For Lincoln, what began as a manifest struggle to hold the country whole resulted in his famous Emancipation Proclamation of 1863, following the Battle of Gettysburg, in which he declared that all African-Americans who were held as slaves should be considered as free individuals. While held high for its lofty aims, it was also a pragmatic piece of literature to incite slaves to revolt and help destabilize the South. Apparently President Lincoln invited Frederick Douglass, the freed slave cum abolitionist to the White House to discuss this and to promote it.


But his incisive proclamation paved the way for the end of institutionalized slavery in this country. It wouldn't do away with the "Jim Crow" laws which followed Reconstruction in the South and subsequent institutionalized segregation. That would not be resolved, at least officially, until the Civil Rights Movement in the middle of the following century.


Charles Darwin's comments and inductive reasoning landed him to be hailed as an enlightenment among many in the scientific community and vilified by many in the religious (especially Protestant Christian) community. His insights and seemingly irrefutable evidence pointed to something quite different than a literal interpretation of Sacred Scriptures of both the Jewish and the Christian communities of faith.
Holding the Judeo-Christian understanding of creation and the theory of evolution in tension has been the struggle for many believers. Some outright deny the possibility of evolution. Others deny the possibility of creation and even a Creator. Some other subscribe to the notion of "intelligent design." Others have no problem whatsoever holding the two together -- creation by God through the means of evolution. And even those who subscribe to evolution note that their understanding of what is evolving and how these processes occur disagree.
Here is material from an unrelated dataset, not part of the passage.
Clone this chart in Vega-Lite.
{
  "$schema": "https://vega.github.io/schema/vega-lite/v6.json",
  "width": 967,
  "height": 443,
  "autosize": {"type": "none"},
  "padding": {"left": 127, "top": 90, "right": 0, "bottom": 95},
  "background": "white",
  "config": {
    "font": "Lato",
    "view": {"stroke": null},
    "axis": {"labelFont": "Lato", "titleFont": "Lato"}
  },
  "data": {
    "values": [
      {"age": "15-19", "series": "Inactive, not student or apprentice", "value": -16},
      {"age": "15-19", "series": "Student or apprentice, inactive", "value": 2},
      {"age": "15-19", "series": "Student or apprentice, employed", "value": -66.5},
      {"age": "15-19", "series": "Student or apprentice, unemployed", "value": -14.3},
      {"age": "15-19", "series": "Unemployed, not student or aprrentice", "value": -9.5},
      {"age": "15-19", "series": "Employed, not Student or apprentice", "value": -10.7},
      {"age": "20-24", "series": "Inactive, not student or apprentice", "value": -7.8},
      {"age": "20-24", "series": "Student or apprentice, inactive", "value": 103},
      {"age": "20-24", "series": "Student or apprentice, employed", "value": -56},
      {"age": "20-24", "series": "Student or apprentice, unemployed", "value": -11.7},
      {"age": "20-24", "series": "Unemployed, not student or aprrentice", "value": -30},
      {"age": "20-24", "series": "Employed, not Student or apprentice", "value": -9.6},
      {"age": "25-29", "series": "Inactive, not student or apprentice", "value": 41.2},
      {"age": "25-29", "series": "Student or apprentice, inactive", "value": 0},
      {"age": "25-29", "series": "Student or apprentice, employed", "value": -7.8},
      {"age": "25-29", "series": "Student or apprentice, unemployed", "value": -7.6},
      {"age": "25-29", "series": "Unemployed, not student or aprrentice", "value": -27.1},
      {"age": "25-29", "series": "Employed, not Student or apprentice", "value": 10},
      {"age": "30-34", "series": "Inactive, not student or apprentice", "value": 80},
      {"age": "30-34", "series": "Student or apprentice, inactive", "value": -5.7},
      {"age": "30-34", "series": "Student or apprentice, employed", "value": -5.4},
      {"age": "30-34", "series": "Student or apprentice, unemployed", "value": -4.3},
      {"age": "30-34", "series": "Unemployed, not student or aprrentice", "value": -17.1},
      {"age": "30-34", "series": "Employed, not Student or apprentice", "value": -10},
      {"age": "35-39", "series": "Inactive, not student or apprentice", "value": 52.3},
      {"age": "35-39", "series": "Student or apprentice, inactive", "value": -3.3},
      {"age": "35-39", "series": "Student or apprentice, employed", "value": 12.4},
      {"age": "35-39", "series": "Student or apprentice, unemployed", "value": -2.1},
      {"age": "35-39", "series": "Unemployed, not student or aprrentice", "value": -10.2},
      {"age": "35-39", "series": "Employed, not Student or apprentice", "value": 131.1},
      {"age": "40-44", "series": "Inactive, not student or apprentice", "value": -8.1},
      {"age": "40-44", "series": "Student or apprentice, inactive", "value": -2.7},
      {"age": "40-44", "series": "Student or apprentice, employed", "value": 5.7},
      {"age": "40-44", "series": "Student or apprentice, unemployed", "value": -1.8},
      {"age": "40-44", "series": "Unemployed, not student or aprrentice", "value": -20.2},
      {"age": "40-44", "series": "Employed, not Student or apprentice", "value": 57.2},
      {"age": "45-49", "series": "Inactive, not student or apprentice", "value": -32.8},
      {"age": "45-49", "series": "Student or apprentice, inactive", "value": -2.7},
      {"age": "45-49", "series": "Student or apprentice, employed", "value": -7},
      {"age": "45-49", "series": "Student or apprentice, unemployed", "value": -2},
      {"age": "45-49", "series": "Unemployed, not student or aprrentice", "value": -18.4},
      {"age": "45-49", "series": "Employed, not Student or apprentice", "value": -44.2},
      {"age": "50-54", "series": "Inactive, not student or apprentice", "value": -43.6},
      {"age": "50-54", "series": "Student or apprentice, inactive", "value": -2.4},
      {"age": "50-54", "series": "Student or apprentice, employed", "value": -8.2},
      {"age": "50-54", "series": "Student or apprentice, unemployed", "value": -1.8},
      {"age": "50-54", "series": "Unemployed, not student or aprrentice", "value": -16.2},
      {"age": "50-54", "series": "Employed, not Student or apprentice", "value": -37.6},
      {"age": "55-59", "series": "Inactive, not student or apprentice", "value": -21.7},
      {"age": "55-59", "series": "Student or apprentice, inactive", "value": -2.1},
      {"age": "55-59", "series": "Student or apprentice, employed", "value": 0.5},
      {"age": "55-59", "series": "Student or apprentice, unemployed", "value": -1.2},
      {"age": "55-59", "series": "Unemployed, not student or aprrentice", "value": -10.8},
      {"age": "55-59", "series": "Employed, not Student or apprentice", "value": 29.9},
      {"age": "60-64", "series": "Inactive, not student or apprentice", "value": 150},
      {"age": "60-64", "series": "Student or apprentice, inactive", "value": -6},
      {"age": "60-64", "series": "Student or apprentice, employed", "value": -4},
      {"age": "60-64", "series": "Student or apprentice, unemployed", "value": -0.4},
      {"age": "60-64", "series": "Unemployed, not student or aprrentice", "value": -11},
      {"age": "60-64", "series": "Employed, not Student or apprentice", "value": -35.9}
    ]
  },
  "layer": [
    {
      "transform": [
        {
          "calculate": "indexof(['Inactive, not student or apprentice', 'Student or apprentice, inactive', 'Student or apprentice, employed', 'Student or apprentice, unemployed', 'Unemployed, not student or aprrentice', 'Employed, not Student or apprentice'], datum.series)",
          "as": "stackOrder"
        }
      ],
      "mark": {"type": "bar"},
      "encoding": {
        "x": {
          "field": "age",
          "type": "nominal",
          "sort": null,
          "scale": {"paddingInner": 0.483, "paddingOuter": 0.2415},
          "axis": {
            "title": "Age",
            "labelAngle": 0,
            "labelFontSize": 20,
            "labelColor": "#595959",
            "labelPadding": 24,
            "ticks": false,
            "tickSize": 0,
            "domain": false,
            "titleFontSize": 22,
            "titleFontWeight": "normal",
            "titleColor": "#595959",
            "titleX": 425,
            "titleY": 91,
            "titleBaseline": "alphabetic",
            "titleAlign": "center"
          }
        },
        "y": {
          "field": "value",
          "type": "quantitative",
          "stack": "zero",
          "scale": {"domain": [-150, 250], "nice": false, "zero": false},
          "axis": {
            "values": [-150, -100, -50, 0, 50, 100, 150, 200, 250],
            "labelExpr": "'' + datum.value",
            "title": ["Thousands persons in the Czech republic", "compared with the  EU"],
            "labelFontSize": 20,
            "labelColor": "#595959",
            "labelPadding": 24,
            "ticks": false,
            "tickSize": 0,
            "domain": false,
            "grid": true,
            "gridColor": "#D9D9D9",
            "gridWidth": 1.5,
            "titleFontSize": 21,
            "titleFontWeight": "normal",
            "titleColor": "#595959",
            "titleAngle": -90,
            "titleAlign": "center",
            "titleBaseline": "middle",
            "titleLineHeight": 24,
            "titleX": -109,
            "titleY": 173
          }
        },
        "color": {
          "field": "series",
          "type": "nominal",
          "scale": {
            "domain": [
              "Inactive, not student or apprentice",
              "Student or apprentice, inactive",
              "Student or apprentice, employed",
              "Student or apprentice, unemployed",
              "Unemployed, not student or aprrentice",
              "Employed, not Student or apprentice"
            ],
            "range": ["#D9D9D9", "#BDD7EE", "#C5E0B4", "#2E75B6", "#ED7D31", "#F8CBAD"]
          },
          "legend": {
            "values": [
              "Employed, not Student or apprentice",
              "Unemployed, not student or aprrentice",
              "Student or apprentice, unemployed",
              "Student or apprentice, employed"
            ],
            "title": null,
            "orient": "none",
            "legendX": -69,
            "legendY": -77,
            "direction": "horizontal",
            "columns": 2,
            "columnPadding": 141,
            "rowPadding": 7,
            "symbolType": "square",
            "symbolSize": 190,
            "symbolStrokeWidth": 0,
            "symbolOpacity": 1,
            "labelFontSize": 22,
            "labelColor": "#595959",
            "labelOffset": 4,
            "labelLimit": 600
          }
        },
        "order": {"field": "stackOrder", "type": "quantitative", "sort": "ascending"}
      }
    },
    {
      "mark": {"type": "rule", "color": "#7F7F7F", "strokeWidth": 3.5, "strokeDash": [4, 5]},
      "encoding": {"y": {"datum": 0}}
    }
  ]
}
What these two men leave us with, though, is a remarkable sense of hope. They never knew one another, although I would suspect that they heard of one another and what the other thought and did. But the hope that they offered -- in Lincoln's famous Gettysburg Address and the aforementioned proclamation, and Darwin's great studies of living things and fossils in nature -- show us the beauty of human life, the great variety of all living things on our planet, the great purpose of the struggle for freedom and the dignity of reconciling one's enemies, as Lincoln did at the end of the bloodiest conflict in our nation.